- Experts continue to say blood clots caused by COVID-19 vaccines are a rare occurrence.
- So far, the clots have appeared in about 5 people for every 1 million vaccinated. The rate among people diagnosed with COVID-19 is 39 per million.
- A government panel is scheduled to announce on April 23 a decision on whether to lift the pause on the Johnson & Johnson vaccine.
The parents of an 18-year-old Nevada woman say she is slowly improving after experiencing seizures this month.
Her family says the teen, Emma Burkey, has had three brain surgeries related to blood clots. She began feeling sick about a week after receiving the one-dose Johnson & Johnson COVID-19 vaccine.
Burkey is among the youngest of the six women the Centers for Disease Control and Prevention (CDC) cited as it
Of the 7.5 million doses given, the agency says the half dozen women, ages 18 to 48, developed a rare type of blood clot. The rare clots can appear in the brain or abdomen, along with a low blood platelet level that affects clotting.
At the White House COVID-19 Response Team’s briefing on April 19, CDC Director Rochelle Wallensky said scientists are investigating a few other cases to see whether they’re related.
Meanwhile, the pause on the Johnson & Johnson vaccine is going into its second week.

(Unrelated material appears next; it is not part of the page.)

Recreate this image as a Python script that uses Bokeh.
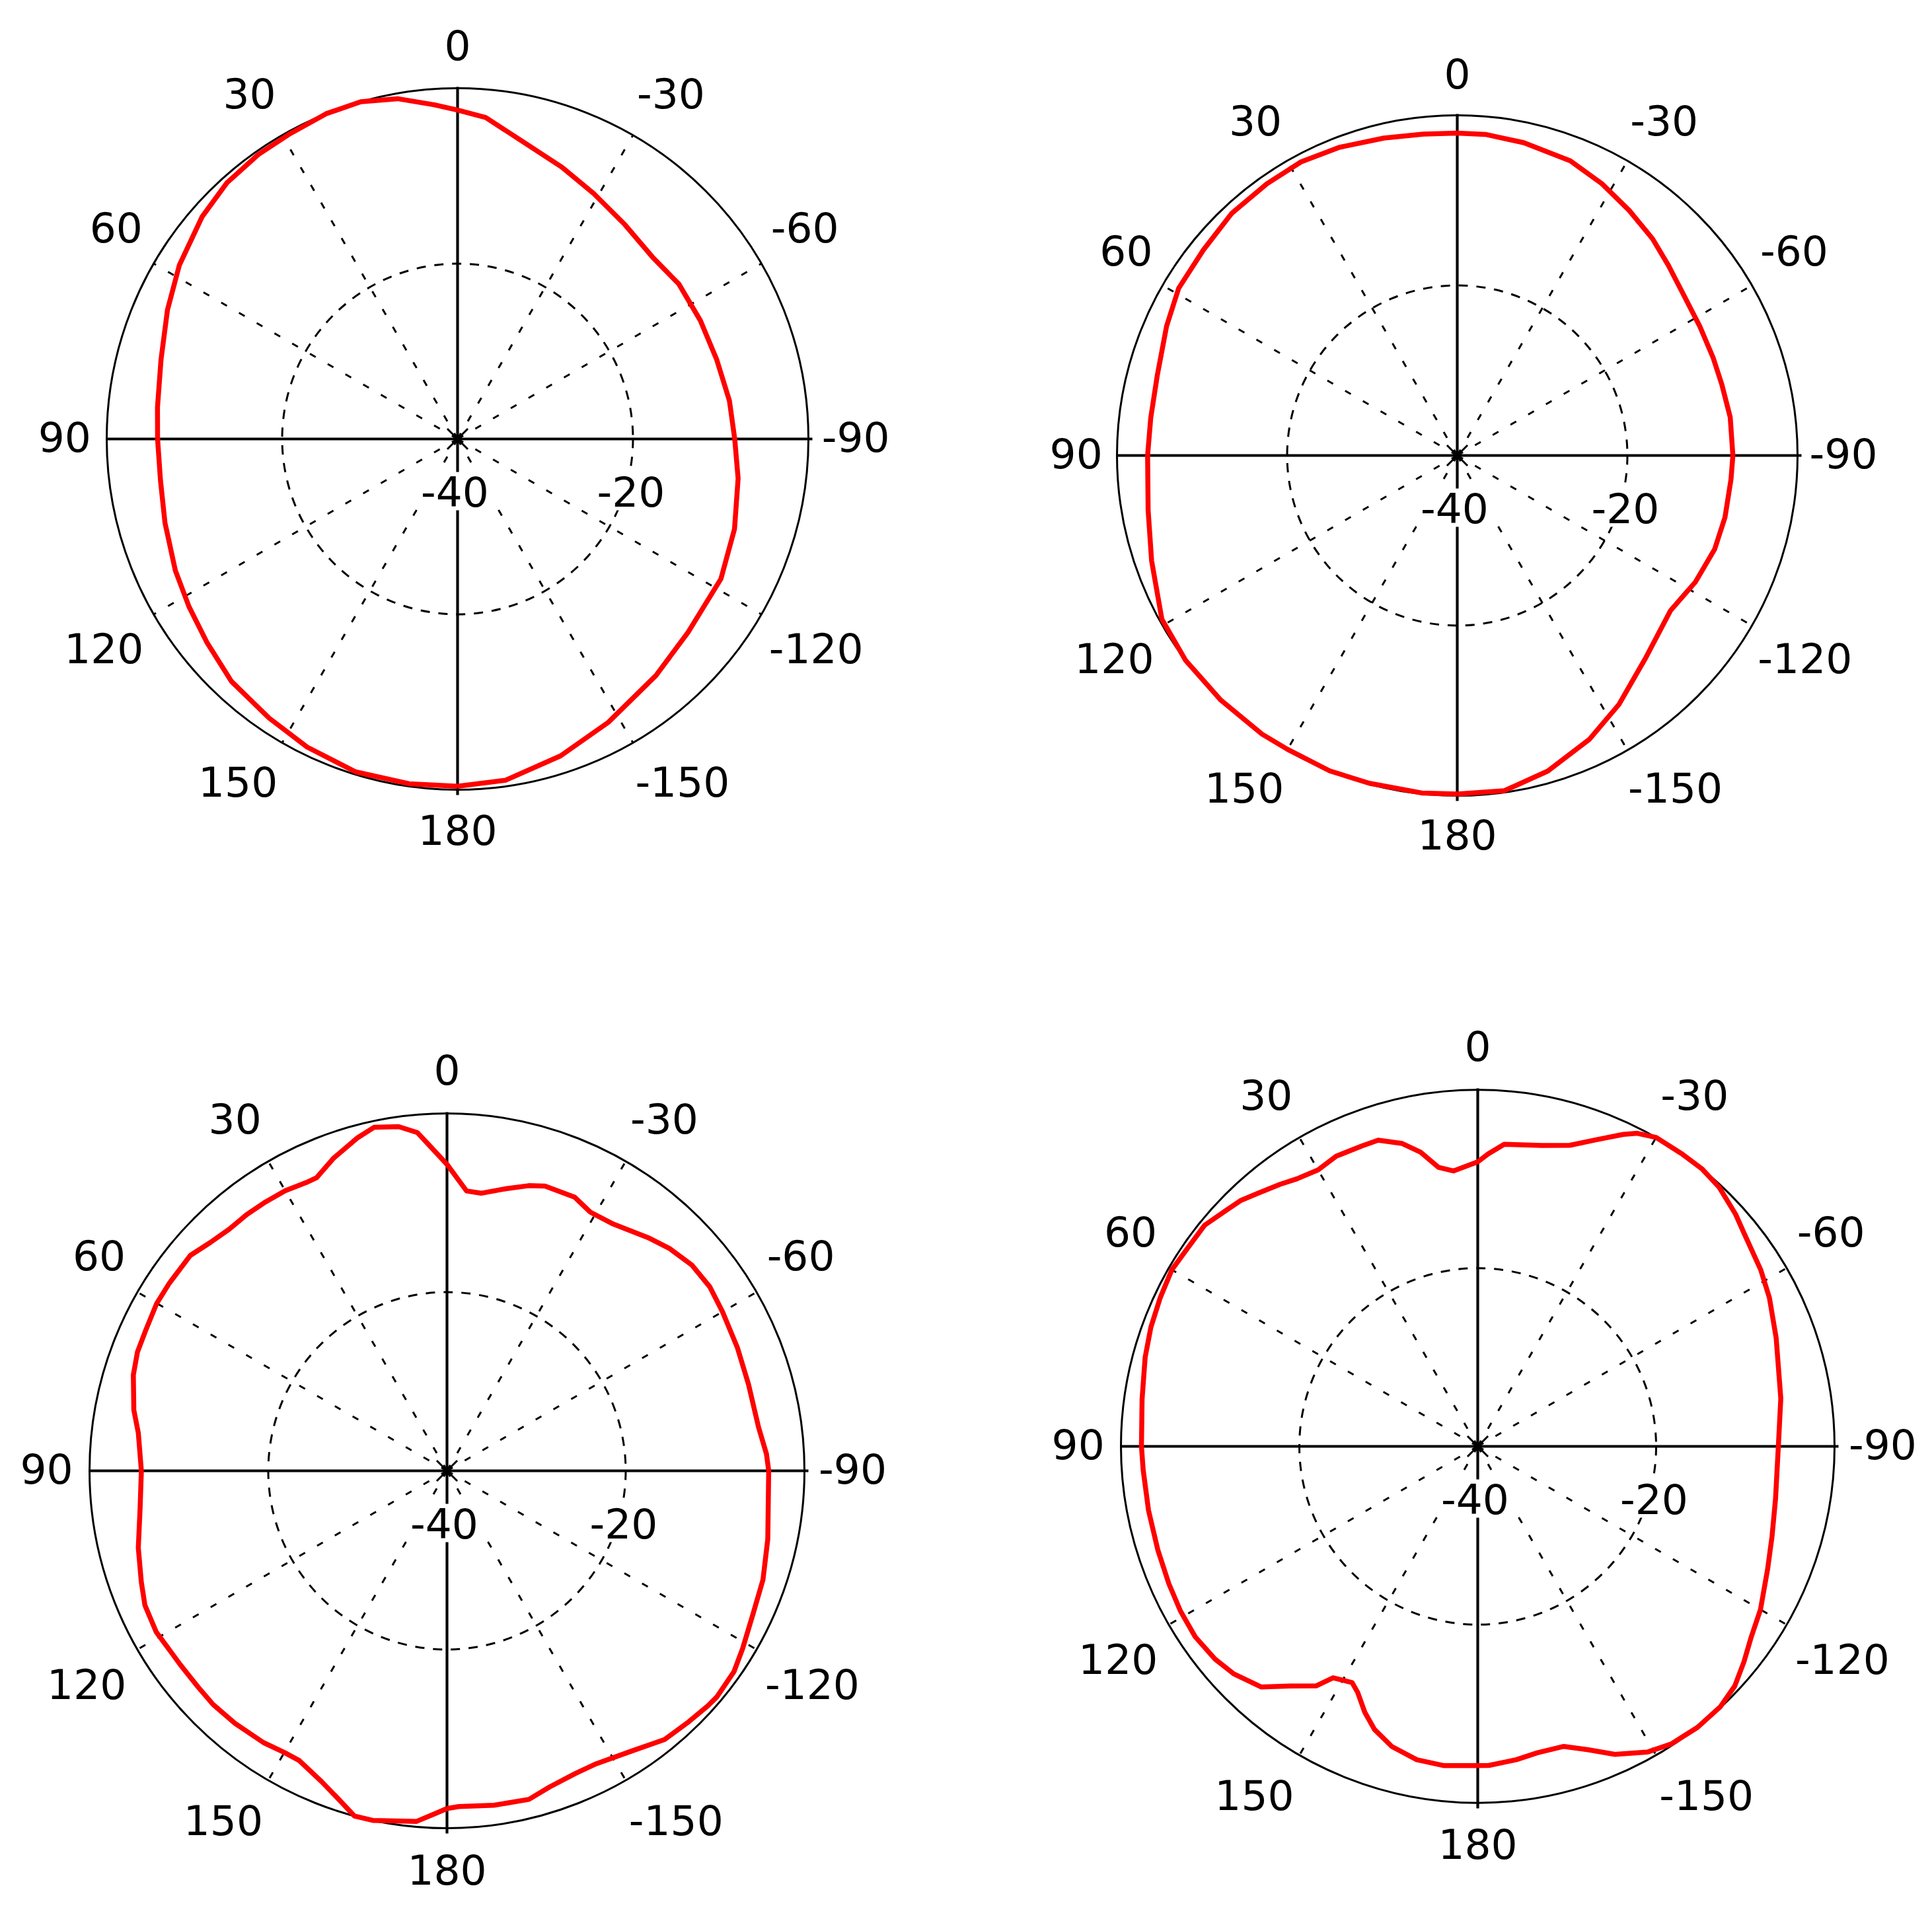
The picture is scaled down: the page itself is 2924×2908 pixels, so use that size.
import numpy as np
from bokeh.plotting import figure
from bokeh.models import Range1d
from bokeh.core.properties import value
from bokeh.embed import file_html
from bokeh.resources import INLINE

# ---------------- data (angle in degrees, gain in dB) ----------------
p1_angle = [-180, -172, -162, -152, -140, -130, -118, -108, -98, -90, -82, -73, -64, -55, -47,
            -38, -29, -21, -12, -5, 0, 4, 10, 16, 22, 29, 35, 42, 49, 58, 66, 75, 84, 90, 98,
            106, 115, 122, 129, 137, 146, 154, 163, 172]
p1_db = [-0.4, -0.7, -2.0, -3.4, -4.8, -5.7, -6.0, -6.8, -7.7, -8.4, -8.7, -9.1, -9.2, -9.2, -9.6,
         -9.0, -8.0, -6.8, -5.2, -3.2, -2.5, -1.8, -0.6, 0.0, 0.0, -0.3, -0.4, -0.7, -1.4, -2.6,
         -3.8, -5.0, -5.6, -5.8, -5.8, -5.3, -4.5, -3.9, -3.2, -2.2, -1.6, -0.9, -0.3, -0.3]

p2_angle = [-180, -172, -164, -155, -147, -137, -126, -118, -110, -103, -95, -90, -82, -75, -69,
            -62, -55, -48, -42, -35, -28, -21, -12, -5, 0, 6, 13, 21, 28, 35, 43, 51, 59, 66, 75,
            83, 90, 100, 109, 119, 127, 136, 145, 150, 158, 165, 174]
p2_db = [-0.2, -0.2, -1.4, -3.2, -5.1, -7.5, -9.0, -8.3, -7.8, -7.7, -7.7, -7.6, -7.6, -7.8, -7.8,
         -7.7, -7.4, -6.6, -5.7, -4.8, -3.8, -2.9, -2.4, -2.1, -2.1, -2.0, -1.7, -1.2, -0.9, -1.0,
         -1.1, -1.6, -1.8, -2.6, -3.5, -3.7, -3.6, -3.1, -2.0, -0.3, 0.0, 0.0, 0.0, -0.1, 0.0,
         -0.1, -0.1]

p3_angle = [-180, -178, -172, -166, -162, -157, -153, -147, -141, -136, -132, -130, -125, -121,
            -115, -109, -102, -90, -87, -82, -74, -67, -60, -55, -50, -45, -41, -34, -29, -25,
            -19, -16, -12, -7, -4, 0, 3, 5, 8, 12, 15, 20, 24, 26, 30, 34, 38, 42, 46, 50, 56,
            60, 65, 69, 73, 79, 83, 90, 97, 104, 110, 114, 119, 122, 126, 131, 135, 140, 146,
            150, 153, 158, 162, 165, 168, 175, 178]
p3_db = [-2.2, -2.4, -2.2, -2.1, -2.8, -3.2, -3.2, -2.5, -1.3, -1.0, -0.7, -0.6, -0.8, -1.4,
         -2.2, -2.6, -3.3, -4.0, -4.2, -4.8, -4.9, -4.7, -4.4, -4.1, -4.2, -4.8, -5.5, -6.7,
         -6.9, -6.2, -6.3, -6.8, -7.7, -8.7, -8.6, -5.7, -3.6, -2.0, -1.1, -0.7, -1.4, -2.8,
         -4.1, -4.1, -3.8, -3.7, -3.6, -3.6, -3.2, -2.5, -2.5, -2.5, -2.8, -2.9, -3.3, -4.3,
         -5.2, -5.8, -5.4, -4.4, -3.6, -3.0, -2.8, -3.0, -3.1, -3.1, -3.0, -3.1, -3.3, -3.6,
         -3.6, -2.5, -1.2, 0.0, 0.0, -0.6, -1.6]

p4_angle = [-180, -178, -173, -169, -164, -160, -156, -151, -147, -142, -137, -133, -129, -125,
            -120, -113, -107, -100, -90, -81, -70, -63, -58, -51, -48, -43, -39, -35, -30, -27,
            -25, -21, -17, -12, -5, -2, 0, 5, 8, 11, 14, 18, 21, 26, 30, 34, 37, 41, 44, 47, 51,
            56, 60, 65, 70, 75, 82, 90, 94, 101, 108, 114, 119, 124, 129, 133, 138, 142, 146,
            148, 152, 154, 157, 160, 164, 169, 174]
p4_db = [-4.2, -4.2, -4.6, -5.0, -5.0, -3.8, -2.2, -0.8, -0.2, 0.0, -0.1, -0.6, -1.6, -2.6,
         -3.4, -4.7, -5.5, -6.1, -6.3, -5.6, -4.4, -3.3, -2.6, -1.7, -1.1, -0.3, 0.0, 0.0, 0.0,
         -0.6, -1.4, -3.2, -4.7, -5.5, -6.0, -7.2, -8.1, -9.0, -8.4, -6.4, -5.0, -3.9, -3.9,
         -3.8, -4.2, -3.8, -3.2, -2.4, -1.7, -1.3, -0.6, -0.6, -0.4, -0.7, -1.0, -1.4, -2.0,
         -2.3, -2.4, -2.4, -2.3, -2.1, -1.9, -1.8, -2.1, -2.6, -3.7, -5.9, -7.6, -9.4, -10.0,
         -9.3, -7.6, -6.2, -5.0, -4.2, -4.0]

angle_ticks = [0, 30, 60, 90, 120, 150, 180, -150, -120, -90, -60, -30]
angle_labels = ["0", "30", "60", "90", "120", "150", "180", "-150", "-120", "-90", "-60", "-30"]
radial_ticks = [-40, -20]
radial_labels = ["-40", "-20"]
DB_MIN, DB_MAX = -40.0, 0.0

# ---------------- layout (page pixels) ----------------
W, H = 2908, 2892
panels = [
    dict(cx=692, cy=664, R=531, angle=p1_angle, db=p1_db),
    dict(cx=2205, cy=689, R=515, angle=p2_angle, db=p2_db),
    dict(cx=676, cy=2226, R=541, angle=p3_angle, db=p3_db),
    dict(cx=2236, cy=2189, R=540, angle=p4_angle, db=p4_db),
]
# label centre offsets, as fractions of the outer radius (screen x right, y down)
label_off = {0: (0.0, -1.115), 30: (-0.593, -0.978), 60: (-0.973, -0.596), 90: (-1.12, 0.0),
             120: (-1.008, 0.603), 150: (-0.626, 0.984), 180: (0.0, 1.122),
             -150: (0.641, 0.984), -120: (1.022, 0.603), -90: (1.135, 0.0),
             -60: (0.99, -0.596), -30: (0.608, -0.978)}
LABEL_DY = -4
FONT = value("DejaVu Sans")
FS = "63px"

p = figure(width=W, height=H, x_range=Range1d(0, W), y_range=Range1d(H, 0),
           output_backend="svg", toolbar_location=None, min_border=0)
p.axis.visible = False
p.grid.visible = False
p.outline_line_color = None
p.background_fill_color = "white"
p.border_fill_color = "white"


def polar(cx, cy, R, ang_deg, db):
    a = np.radians(np.asarray(ang_deg, dtype=float))
    rho = (np.clip(np.asarray(db, dtype=float), DB_MIN, DB_MAX) - DB_MIN) / (DB_MAX - DB_MIN)
    return cx - rho * R * np.sin(a), cy - rho * R * np.cos(a)


for pn in panels:
    cx, cy, R = pn["cx"], pn["cy"], pn["R"]
    # dashed radial spokes
    spokes = [a for a in angle_ticks if a % 90 != 0]
    x1, y1 = polar(cx, cy, R, spokes, [DB_MAX] * len(spokes))
    p.segment(x0=[cx] * len(spokes), y0=[cy] * len(spokes), x1=list(x1), y1=list(y1),
              line_color="black", line_width=3, line_dash="10 21")
    # dashed -20 dB ring
    ring_r = (radial_ticks[1] - DB_MIN) / (DB_MAX - DB_MIN) * R
    p.circle(x=[cx], y=[cy], radius=ring_r, fill_color=None, line_color="black",
             line_width=3, line_dash="14 13")
    # solid axes
    p.segment(x0=[cx - R, cx], y0=[cy, cy - R - 2], x1=[cx + R + 6, cx], y1=[cy, cy + R + 8],
              line_color="black", line_width=4.2)
    # outer circle
    p.circle(x=[cx], y=[cy], radius=R, fill_color=None, line_color="black", line_width=3)
    # radial labels with white box
    p.text(x=[cx - 4, cx + ring_r - 3], y=[cy + 79, cy + 79], text=radial_labels,
           text_font=FONT, text_font_size=FS, text_align="center", text_baseline="middle",
           text_color="black", background_fill_color="white", padding=6)
    # angle labels
    ax = [cx + label_off[a][0] * R for a in angle_ticks]
    ay = [cy + label_off[a][1] * R + LABEL_DY for a in angle_ticks]
    p.text(x=ax, y=ay, text=angle_labels, text_font=FONT, text_font_size=FS,
           text_align="center", text_baseline="middle", text_color="black")
    # pattern curve (closed)
    xs, ys = polar(cx, cy, R, pn["angle"] + [pn["angle"][0] + 360], pn["db"] + [pn["db"][0]])
    p.line(x=list(xs), y=list(ys), line_color="#ff0000", line_width=7.5, line_join="round")
    # centre marker
    p.scatter(x=[cx], y=[cy], marker="asterisk", size=44, line_color="black", line_width=3)

open("out.html", "w").write(file_html(p, INLINE))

Some experts worry an extended pause could erode the public’s faith in the vaccine.
Dr. William Schaffner, an infectious disease expert at Vanderbilt University in Nashville, and a consultant and non-voting member of the CDC’s Advisory Committee on Immunization Practices (ACIP), says the pause is proof the system is working.
“Here in the United States, we have the world’s best vaccine safety surveillance system,” he told Healthline. “It picked out a needle in a haystack, this very unusual phenomenon… occurred once for every 1 million doses distributed.
“These cases were quickly identified, analyzed, and there was an emergent meeting of the ACIP. The committee put on the pause while they are gathering more data,” Schaffner added. “There’s no drug or vaccine that is without the occasional rare side effect.”